Edvantage Group reported 1HFY22 revenue of Rmb823m (+8% YoY) and adjusted net revenue to shareholders of Rmb264m (+32% YoY). Both revenue and earnings growth were in line with our expectation. Surge in revenue was due to rising enrolments and tuition, as well as consolidation of newly acquired Urban Vocational College of Sichuan (UVCS), Urban Technical College of Sichuan (UTCS) and Huashang Technical School (HTS). In addition, the company will pay interim dividend of HK$0.084 per share. Shareholders can decide to acquire dividend through either cash or new shares. Dividend yield has reached 6.5% on a cash basis.
Robust organic growth. As Gaokao candidates rose to 0.78m in Guangdong in 2021 and gross enrolment ratio of Guangdong was 52%, 5.8ppts lower than national average, schools in Guangdong were benefited from growing enrolment quotas. In SY21/22, Huashang College and Huashang Vocational College booked enrolment growth of 6.8% and 29.3%. Thanks to high-quality strategy and relax in pricing limit in both Guangdong and Sichuan, tuition fee continued to rise.

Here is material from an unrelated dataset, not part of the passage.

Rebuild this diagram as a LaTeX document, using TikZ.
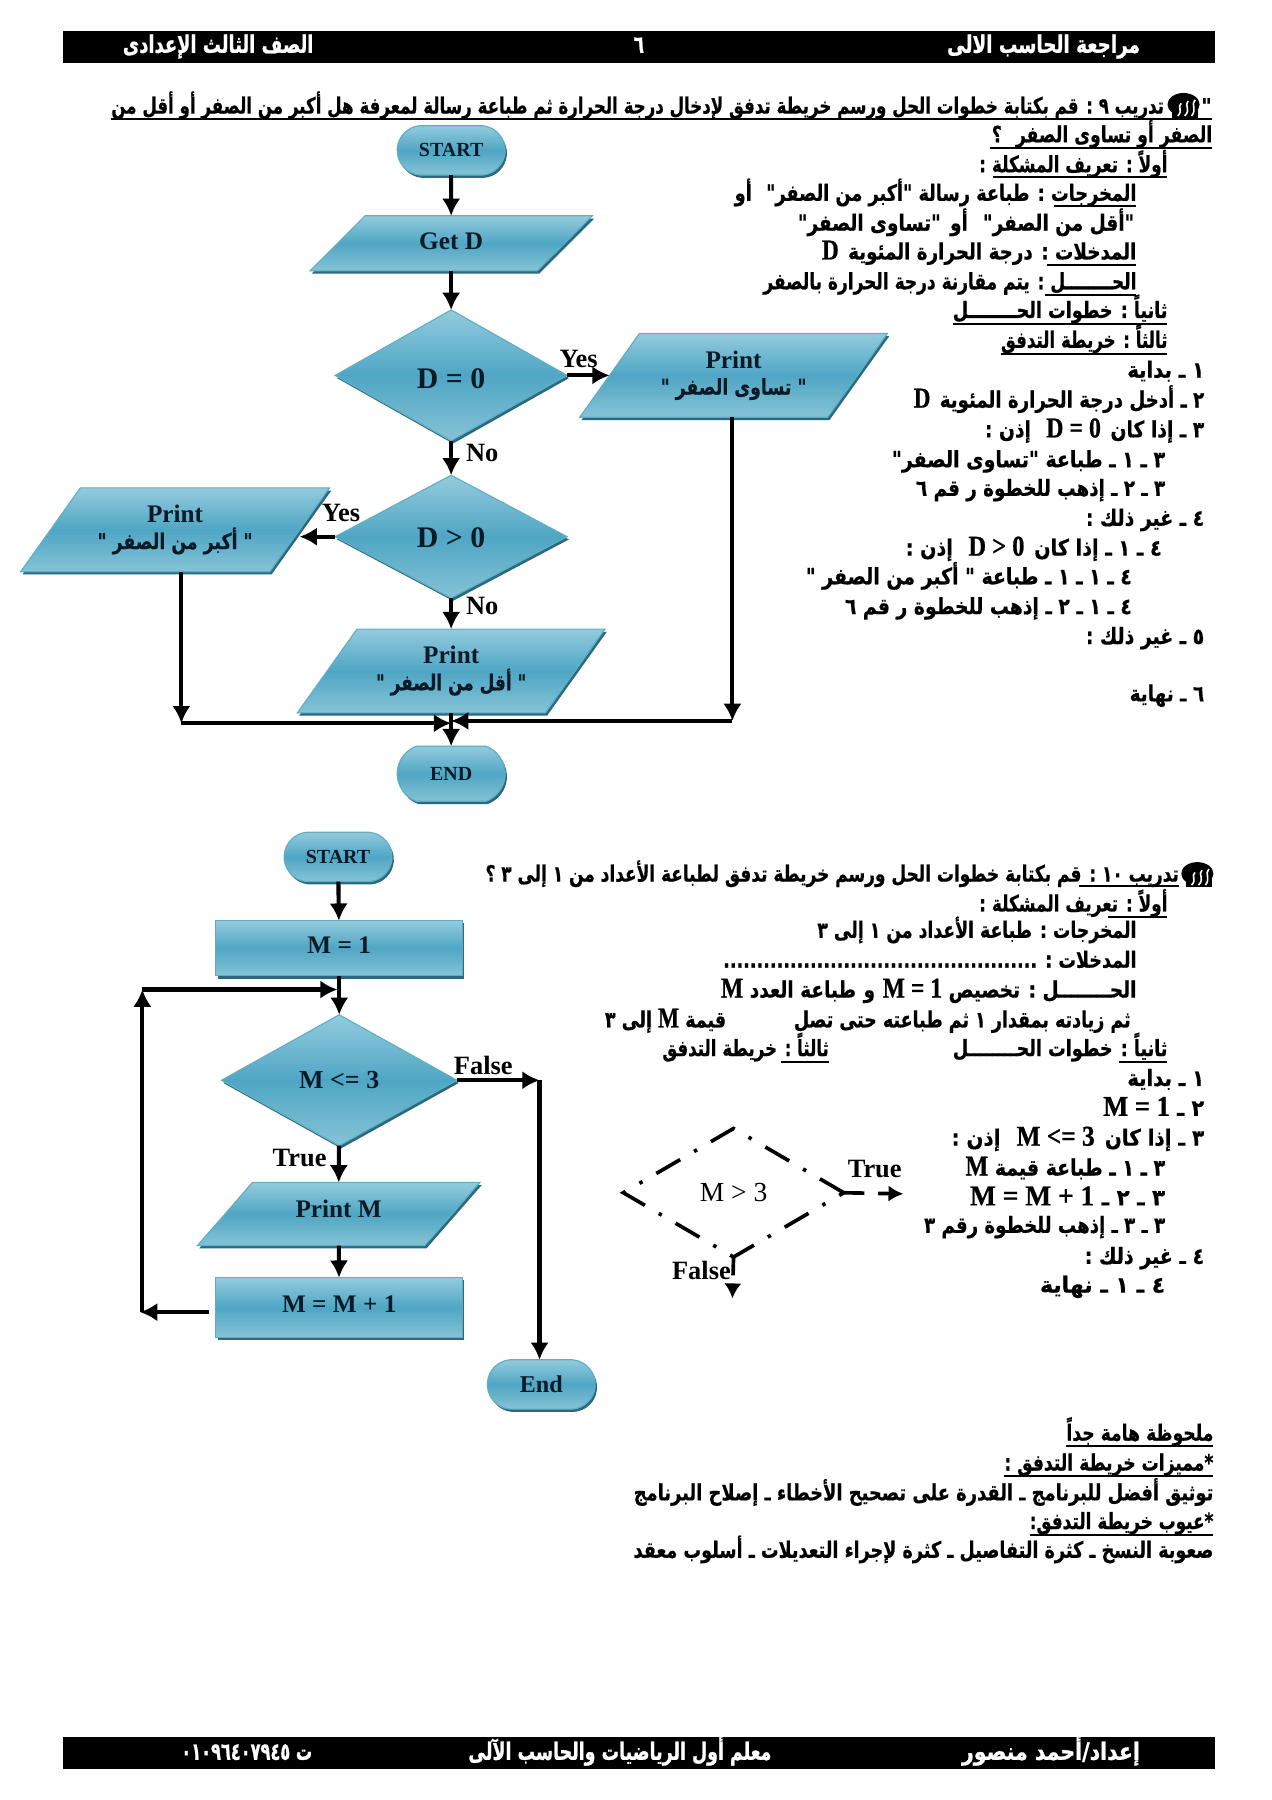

Hence, Edvantage Group achieved organic revenue growth of 25%. The company is expanding campuses for rising enrolments, while tuition is expected to grow as average costs per student for public universities and junior colleges were Rmb36k and 21k. Thus, we believe the logic of rising enrolments and tuition is still legit.
Net margin dropped. Gross margin reached 50.2% (+0.2ppts YoY) in 1HFY22, while adj. net margin to shareholder declined by 4ppts YoY to 32.1%. Plunging adj. net margin to shareholder was due to the consolidation of UVCS, UTCS and HTS, and G&A expenses rose by 94% YoY in 1HFY22. Of note, as the company consolidated UVCS and UTCS for 6 months in 1HFY22 vs. 2 months in 1HFY21, merged schools with lower net margin impacted margins of Edvantage Group more in 1HFY22. With on-going post- investment management, we believe G&A expenses may reduce in the future, improving net margin. The company is also developing vocational training business, driving other income to rise by 130% YoY, accounting for 5.1% (+1.8ppts YoY) of total revenue. With the growth in vocational training business, surging other income is expected to drive margins.
Maintain BUY. Thanks to the great location of schools, construction of new campuses and high-quality strategy, rising enrolments and tuition will lead the organic growth as the company will obtain the dividends of development in provinces with scarce educational resources. However, with the pressure on expenses from acquired schools, we will pay attention to post-merger management. Hence, we lower our adj. net profit forecast to Rmb555m, 665m and 763m for FY22E, FY23E and FY24E, representing EPS of Rmb0.52, 0.62 and 0.71. We lower TP to HK$3.35 and maintain Buy.
Risks: losing brands harms enrolment quotas; raise in tuition is less than expected.